A New York tale

I didn't exactly mean for this blog to be exclusively about travels to the US of the A, but as it happens I'm currently in NYC to a) visit Julia, b) attend Social Media Week, and c) eat my weight in lobster rolls. I've never been to New York before, but somehow it feels completely normal to be here. I had a similar experience when I was in California, and I'm pretty sure it's because of how much we're fed with American influences in popular culture.

Bagels at  Little Skips , pretty cielings in China Town, and a celebratory brunch at  Cafe Select

Bagels at Little Skips, pretty cielings in China Town, and a celebratory brunch at Cafe Select

We're AirBnb'ing in Bushwick, a former/current working class neighbourhood in Brooklyn that is currently being gentrified beyond recognition by tech workers and hipsters alike. Not that all different from my former London hoods, Clapton. Readers of this blog is likely to know Bushwick from the Girls episode where the four girls go to a warehouse rave. Soshanna accidentally does crack and starts running around like, well, a crackhead. Remember?

So anyway - that's where we're staying. The first night we stayed with Julia's aunt and uncle in their five story house in Chelsea, Manhattan. It was an altogether different experience from Bushwick, but both come with their charms.

The biggest joy when travelling, I think, is trying out the local cuisine. And New York is great for that. So far we've had delicious Vietnamese at Omai in Chelsea (highly recommend), a greasy brunch at Le Grainne Cafe, wondrous burgers at Dumont Burger (#burgergirl), a typical NYC breakfast of bagels and coffees at Little Skips and a celebratory boozy brunch at Cafe Select. Nothing's been bad, but the kale salad at Cafe Select was particularly good, and at a bargain price, too.

My favourite bars so far - Juliette and Brooklyn Surf Bar, both in Williamsburg but wildly different. Juliette offers swanky cocktails (try the Hemingway - yum) and well-dressed hipsters, whereas the Brooklyn Surf Bar is, well, a surf bar. For $10 you get a pint of Pina Colada, and as if that wasn't enough to give a quirky feel, the entire floor is covered in sand. True story. I feel like it's Brooklyn's equivalent of London's Ridley Road Market Bar, though Ridley Road hasn't got any sand - they probably need to step up their game.

Another bar gem worth mentioning is a little grimy place called Leeves. For $16 we got two whiskey sours, one IPA and a bowl of cheese balls(!). Not sure what else one could ever ask for. Watch out for the pool players though.

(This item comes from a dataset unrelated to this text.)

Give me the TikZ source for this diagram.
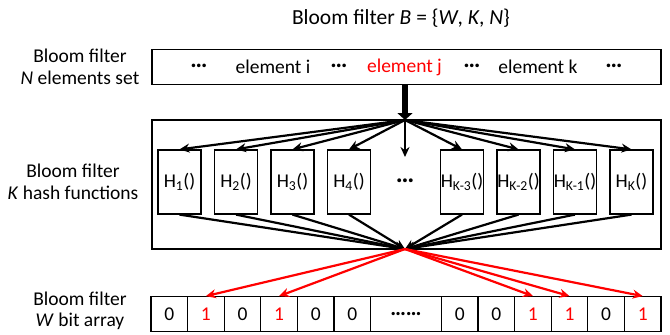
\documentclass[tikz,border=0pt]{standalone}
\usepackage{fontspec}
\setmainfont{Carlito}
\usetikzlibrary{arrows.meta}
\tikzset{
  box/.style={draw, line width=1.4pt, inner sep=0pt},
  hbox/.style={draw, line width=1.2pt, minimum width=43pt, minimum height=64pt, inner sep=0pt, font=\fontsize{19.5}{22}\selectfont},
  cell/.style={draw, line width=1.2pt, minimum height=35pt, inner sep=0pt, font=\fontsize{19.5}{22}\selectfont},
  lab/.style={align=center, inner sep=0pt, font=\fontsize{19.5}{21.5}\selectfont},
  txt/.style={inner sep=0pt, font=\fontsize{19.5}{22}\selectfont},
  dots/.style={inner sep=0pt, font=\fontsize{24}{24}\bfseries},
  arr/.style={line width=2.2pt, -{Stealth[length=10pt,width=9pt]}},
  rarr/.style={arr, draw=red},
}
\begin{document}
\begin{tikzpicture}[x=1pt,y=-1pt]
\useasboundingbox (0,0) rectangle (670,335);
% title
\node[txt, font=\fontsize{21.5}{24}\selectfont] (title) at (401,18) {Bloom filter \textit{B} = \{\textit{W}, \textit{K}, \textit{N}\}};
% labels
\node[lab] (labN) at (80,67) {Bloom filter\\\textit{N} elements set};
\node[lab] (labK) at (73,182) {Bloom filter\\\textit{K} hash functions};
\node[lab] (labW) at (80,311) {Bloom filter\\\textit{W} bit array};
% top box
\node[box, minimum width=509pt, minimum height=35pt] (top) at (406.5,67) {};
\node[dots] (d1) at (199,66) {…};
\node[txt] (ei) at (273,67) {element i};
\node[dots] (d2) at (339,66) {…};
\node[txt, text=red] (ej) at (404.5,67) {element j};
\node[dots] (d3) at (472,66) {…};
\node[txt] (ek) at (538,67) {element k};
\node[dots] (d4) at (614,66) {…};
% middle box
\node[box, minimum width=509pt, minimum height=129pt] (mid) at (406.5,184.5) {};
\coordinate (T) at (405,120);
\coordinate (B) at (405,249);
\coordinate (D) at (405,157);
\node[hbox] (h1) at (179.5,182) {H\textsubscript{1}()};
\node[hbox] (h2) at (236,182) {H\textsubscript{2}()};
\node[hbox] (h3) at (292.5,182) {H\textsubscript{3}()};
\node[hbox] (h4) at (349,182) {H\textsubscript{4}()};
\node[dots, font=\fontsize{26}{26}\bfseries] (hd) at (405,181) {…};
\node[hbox] (h5) at (462,182) {H\textsubscript{K-3}()};
\node[hbox] (h6) at (518.5,182) {H\textsubscript{K-2}()};
\node[hbox] (h7) at (575,182) {H\textsubscript{K-1}()};
\node[hbox] (h8) at (631.5,182) {H\textsubscript{K}()};
% thick arrow
\draw[line width=6.5pt, -{Triangle[length=7pt,width=15pt]}] (T |- top.south) -- (T);
% fan out
\foreach \h in {h1,h2,h3,h4,h5,h6,h7,h8}{
  \draw[arr] (T) -- (\h.north);
  \draw[arr] (\h.south) -- (B);
}
\draw[arr] (T) -- (D);
% bit array
\node[cell, minimum width=36.6pt] (c1) at (169.3,314.2) {0};
\node[cell, minimum width=36.6pt, text=red] (c2) at (205.9,314.2) {1};
\node[cell, minimum width=36.6pt] (c3) at (242.5,314.2) {0};
\node[cell, minimum width=36.6pt, text=red] (c4) at (279.1,314.2) {1};
\node[cell, minimum width=36.6pt] (c5) at (315.7,314.2) {0};
\node[cell, minimum width=36.6pt] (c6) at (352.3,314.2) {0};
\node[cell, minimum width=70.8pt, font=\fontsize{22}{22}\bfseries] (cw) at (406,314.2) {……};
\node[cell, minimum width=36.6pt] (c7) at (459.7,314.2) {0};
\node[cell, minimum width=36.6pt] (c8) at (496.3,314.2) {0};
\node[cell, minimum width=36.6pt, text=red] (c9) at (532.9,314.2) {1};
\node[cell, minimum width=36.6pt, text=red] (c10) at (569.5,314.2) {1};
\node[cell, minimum width=36.6pt] (c11) at (606.1,314.2) {0};
\node[cell, minimum width=36.6pt, text=red] (c12) at (642.7,314.2) {1};
\foreach \c in {c2,c4,c9,c10,c12}{
  \draw[rarr] (B) -- (\c.north);
}
\end{tikzpicture}
\end{document}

Shenanigans in Manhattan, plant heaven at  Brooklyn Flea  and love stories on The High Line

Shenanigans in Manhattan, plant heaven at Brooklyn Flea and love stories on The High Line

Enough about food - yesterday when Julia had to work I ventured over to Brooklyn Flea to try and find myself an analogue camera. And I did! Very exciting indeed, I can't wait to develop my first roll. Other than that I didn't find Brooklyn Flea too great. It reminds me a lot of the often overpriced flea markets we have in London, which aren't flea markets as much as it's markets for handpicked vintage pieces and therefore a lot more expensive. You're better off trying carboot sales, I think.

On today's to do list: try out the camera, hit up the MoMA and get my paws on some of those lobster rolls...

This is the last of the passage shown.